What to work on
The records below are to be repeated in full, exactly as they are.

Records to process
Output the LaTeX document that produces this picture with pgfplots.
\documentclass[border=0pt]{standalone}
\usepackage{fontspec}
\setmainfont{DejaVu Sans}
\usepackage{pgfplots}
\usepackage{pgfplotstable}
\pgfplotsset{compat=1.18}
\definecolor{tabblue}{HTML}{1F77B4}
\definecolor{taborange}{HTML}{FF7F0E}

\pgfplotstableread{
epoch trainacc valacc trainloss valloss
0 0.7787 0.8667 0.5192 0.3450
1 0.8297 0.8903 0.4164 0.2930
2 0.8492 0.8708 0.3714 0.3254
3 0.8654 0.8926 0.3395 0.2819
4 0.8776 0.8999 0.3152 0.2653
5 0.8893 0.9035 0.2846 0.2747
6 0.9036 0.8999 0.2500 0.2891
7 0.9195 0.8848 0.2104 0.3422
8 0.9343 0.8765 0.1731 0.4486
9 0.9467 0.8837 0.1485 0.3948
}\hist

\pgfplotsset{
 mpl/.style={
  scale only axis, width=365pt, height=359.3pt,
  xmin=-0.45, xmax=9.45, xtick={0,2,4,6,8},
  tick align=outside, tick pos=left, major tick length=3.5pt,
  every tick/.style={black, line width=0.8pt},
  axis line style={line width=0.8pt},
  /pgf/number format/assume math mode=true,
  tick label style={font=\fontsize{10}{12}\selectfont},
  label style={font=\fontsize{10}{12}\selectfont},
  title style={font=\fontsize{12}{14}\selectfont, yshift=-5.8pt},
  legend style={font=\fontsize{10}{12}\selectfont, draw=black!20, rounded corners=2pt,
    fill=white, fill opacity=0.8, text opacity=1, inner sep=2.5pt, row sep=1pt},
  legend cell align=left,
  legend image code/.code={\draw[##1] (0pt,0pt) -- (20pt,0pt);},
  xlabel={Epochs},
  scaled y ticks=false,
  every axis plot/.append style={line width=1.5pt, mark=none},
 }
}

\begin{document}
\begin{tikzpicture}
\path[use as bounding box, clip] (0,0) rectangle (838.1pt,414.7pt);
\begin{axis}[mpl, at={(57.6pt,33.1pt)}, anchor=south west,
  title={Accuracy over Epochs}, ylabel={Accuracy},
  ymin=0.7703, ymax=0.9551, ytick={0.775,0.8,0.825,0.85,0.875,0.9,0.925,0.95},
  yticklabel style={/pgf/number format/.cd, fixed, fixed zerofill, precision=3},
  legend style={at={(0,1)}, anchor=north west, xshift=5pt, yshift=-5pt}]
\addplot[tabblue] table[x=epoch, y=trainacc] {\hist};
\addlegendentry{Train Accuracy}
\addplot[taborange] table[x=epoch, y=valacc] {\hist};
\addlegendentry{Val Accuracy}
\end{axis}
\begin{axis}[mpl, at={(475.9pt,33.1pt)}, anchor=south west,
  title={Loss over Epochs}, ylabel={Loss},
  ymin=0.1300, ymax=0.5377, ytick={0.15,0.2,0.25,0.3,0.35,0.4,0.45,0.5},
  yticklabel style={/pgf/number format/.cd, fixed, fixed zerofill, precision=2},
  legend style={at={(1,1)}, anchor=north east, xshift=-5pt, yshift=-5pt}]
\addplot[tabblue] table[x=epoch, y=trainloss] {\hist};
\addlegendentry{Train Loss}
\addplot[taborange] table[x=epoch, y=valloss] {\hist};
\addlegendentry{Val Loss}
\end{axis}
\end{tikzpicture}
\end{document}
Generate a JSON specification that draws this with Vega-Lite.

Response to this exercise
Output the LaTeX document that produces this picture with pgfplots.
\documentclass[border=0pt]{standalone}
\usepackage{fontspec}
\setmainfont{DejaVu Sans}
\usepackage{pgfplots}
\usepackage{pgfplotstable}
\pgfplotsset{compat=1.18}
\definecolor{tabblue}{HTML}{1F77B4}
\definecolor{taborange}{HTML}{FF7F0E}

\pgfplotstableread{
epoch trainacc valacc trainloss valloss
0 0.7787 0.8667 0.5192 0.3450
1 0.8297 0.8903 0.4164 0.2930
2 0.8492 0.8708 0.3714 0.3254
3 0.8654 0.8926 0.3395 0.2819
4 0.8776 0.8999 0.3152 0.2653
5 0.8893 0.9035 0.2846 0.2747
6 0.9036 0.8999 0.2500 0.2891
7 0.9195 0.8848 0.2104 0.3422
8 0.9343 0.8765 0.1731 0.4486
9 0.9467 0.8837 0.1485 0.3948
}\hist

\pgfplotsset{
 mpl/.style={
  scale only axis, width=365pt, height=359.3pt,
  xmin=-0.45, xmax=9.45, xtick={0,2,4,6,8},
  tick align=outside, tick pos=left, major tick length=3.5pt,
  every tick/.style={black, line width=0.8pt},
  axis line style={line width=0.8pt},
  /pgf/number format/assume math mode=true,
  tick label style={font=\fontsize{10}{12}\selectfont},
  label style={font=\fontsize{10}{12}\selectfont},
  title style={font=\fontsize{12}{14}\selectfont, yshift=-5.8pt},
  legend style={font=\fontsize{10}{12}\selectfont, draw=black!20, rounded corners=2pt,
    fill=white, fill opacity=0.8, text opacity=1, inner sep=2.5pt, row sep=1pt},
  legend cell align=left,
  legend image code/.code={\draw[##1] (0pt,0pt) -- (20pt,0pt);},
  xlabel={Epochs},
  scaled y ticks=false,
  every axis plot/.append style={line width=1.5pt, mark=none},
 }
}

\begin{document}
\begin{tikzpicture}
\path[use as bounding box, clip] (0,0) rectangle (838.1pt,414.7pt);
\begin{axis}[mpl, at={(57.6pt,33.1pt)}, anchor=south west,
  title={Accuracy over Epochs}, ylabel={Accuracy},
  ymin=0.7703, ymax=0.9551, ytick={0.775,0.8,0.825,0.85,0.875,0.9,0.925,0.95},
  yticklabel style={/pgf/number format/.cd, fixed, fixed zerofill, precision=3},
  legend style={at={(0,1)}, anchor=north west, xshift=5pt, yshift=-5pt}]
\addplot[tabblue] table[x=epoch, y=trainacc] {\hist};
\addlegendentry{Train Accuracy}
\addplot[taborange] table[x=epoch, y=valacc] {\hist};
\addlegendentry{Val Accuracy}
\end{axis}
\begin{axis}[mpl, at={(475.9pt,33.1pt)}, anchor=south west,
  title={Loss over Epochs}, ylabel={Loss},
  ymin=0.1300, ymax=0.5377, ytick={0.15,0.2,0.25,0.3,0.35,0.4,0.45,0.5},
  yticklabel style={/pgf/number format/.cd, fixed, fixed zerofill, precision=2},
  legend style={at={(1,1)}, anchor=north east, xshift=-5pt, yshift=-5pt}]
\addplot[tabblue] table[x=epoch, y=trainloss] {\hist};
\addlegendentry{Train Loss}
\addplot[taborange] table[x=epoch, y=valloss] {\hist};
\addlegendentry{Val Loss}
\end{axis}
\end{tikzpicture}
\end{document}
Generate a JSON specification that draws this with Vega-Lite.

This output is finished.